What is the number of lines holding the word "matplotlib"? Write that number and nothing else.

[start PROVIDED DATA]

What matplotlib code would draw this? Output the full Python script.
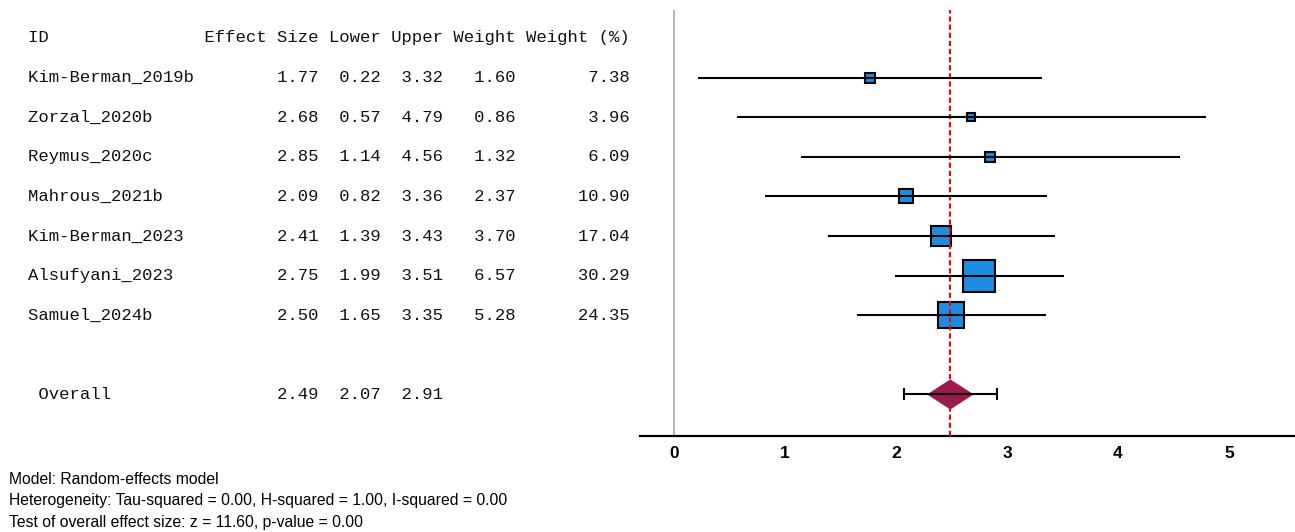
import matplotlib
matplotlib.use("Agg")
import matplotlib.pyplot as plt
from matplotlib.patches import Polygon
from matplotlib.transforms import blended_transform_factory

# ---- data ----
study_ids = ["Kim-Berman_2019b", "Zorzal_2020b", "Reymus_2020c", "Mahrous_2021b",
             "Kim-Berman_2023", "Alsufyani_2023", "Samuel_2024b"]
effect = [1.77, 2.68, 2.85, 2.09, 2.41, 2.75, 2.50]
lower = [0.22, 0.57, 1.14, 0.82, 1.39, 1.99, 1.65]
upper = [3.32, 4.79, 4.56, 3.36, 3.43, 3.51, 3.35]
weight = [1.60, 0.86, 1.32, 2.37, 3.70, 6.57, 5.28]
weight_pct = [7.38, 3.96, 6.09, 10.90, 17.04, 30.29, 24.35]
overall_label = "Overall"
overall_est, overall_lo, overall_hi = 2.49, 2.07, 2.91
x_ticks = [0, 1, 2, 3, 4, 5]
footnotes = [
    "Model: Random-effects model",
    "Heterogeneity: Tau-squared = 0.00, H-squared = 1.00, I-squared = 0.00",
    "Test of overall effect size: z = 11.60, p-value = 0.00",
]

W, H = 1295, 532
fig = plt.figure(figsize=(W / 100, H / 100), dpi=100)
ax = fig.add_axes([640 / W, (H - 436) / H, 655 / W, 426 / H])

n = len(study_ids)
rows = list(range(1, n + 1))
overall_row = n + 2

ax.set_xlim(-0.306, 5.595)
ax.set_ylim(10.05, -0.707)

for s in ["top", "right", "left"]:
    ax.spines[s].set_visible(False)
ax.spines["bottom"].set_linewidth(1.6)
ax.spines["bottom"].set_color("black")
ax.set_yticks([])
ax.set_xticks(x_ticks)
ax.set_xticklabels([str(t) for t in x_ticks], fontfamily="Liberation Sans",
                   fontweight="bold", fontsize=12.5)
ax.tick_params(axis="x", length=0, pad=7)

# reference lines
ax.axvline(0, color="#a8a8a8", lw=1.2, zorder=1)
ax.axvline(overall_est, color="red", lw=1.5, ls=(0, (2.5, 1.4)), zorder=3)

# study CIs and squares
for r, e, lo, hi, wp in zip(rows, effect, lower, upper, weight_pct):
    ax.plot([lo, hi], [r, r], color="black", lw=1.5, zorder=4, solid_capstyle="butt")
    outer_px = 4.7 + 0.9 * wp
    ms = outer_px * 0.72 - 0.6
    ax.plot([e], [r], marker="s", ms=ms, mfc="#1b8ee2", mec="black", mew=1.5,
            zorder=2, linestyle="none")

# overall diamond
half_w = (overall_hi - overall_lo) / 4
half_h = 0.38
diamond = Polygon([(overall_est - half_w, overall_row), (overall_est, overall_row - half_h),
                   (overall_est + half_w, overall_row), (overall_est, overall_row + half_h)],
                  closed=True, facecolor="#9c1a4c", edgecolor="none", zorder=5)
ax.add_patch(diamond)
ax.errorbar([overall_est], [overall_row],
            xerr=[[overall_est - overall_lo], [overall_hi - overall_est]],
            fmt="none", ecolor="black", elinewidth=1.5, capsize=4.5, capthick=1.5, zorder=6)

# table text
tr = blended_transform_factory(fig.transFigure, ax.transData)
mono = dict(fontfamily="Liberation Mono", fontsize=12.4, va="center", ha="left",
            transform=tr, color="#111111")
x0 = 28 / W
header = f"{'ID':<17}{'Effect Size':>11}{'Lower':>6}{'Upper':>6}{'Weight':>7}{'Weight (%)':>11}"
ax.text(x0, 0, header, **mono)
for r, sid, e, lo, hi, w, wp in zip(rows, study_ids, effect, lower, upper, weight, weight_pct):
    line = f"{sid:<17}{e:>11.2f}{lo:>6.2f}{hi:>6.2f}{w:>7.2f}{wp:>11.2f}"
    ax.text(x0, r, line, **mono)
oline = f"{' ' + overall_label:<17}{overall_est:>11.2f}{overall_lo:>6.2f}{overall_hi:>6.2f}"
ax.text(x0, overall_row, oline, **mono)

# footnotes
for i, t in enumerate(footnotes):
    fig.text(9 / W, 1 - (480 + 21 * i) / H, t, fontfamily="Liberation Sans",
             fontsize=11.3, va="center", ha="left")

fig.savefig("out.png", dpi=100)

[end PROVIDED DATA]

§ **EXERCISE OUTPUT**:
6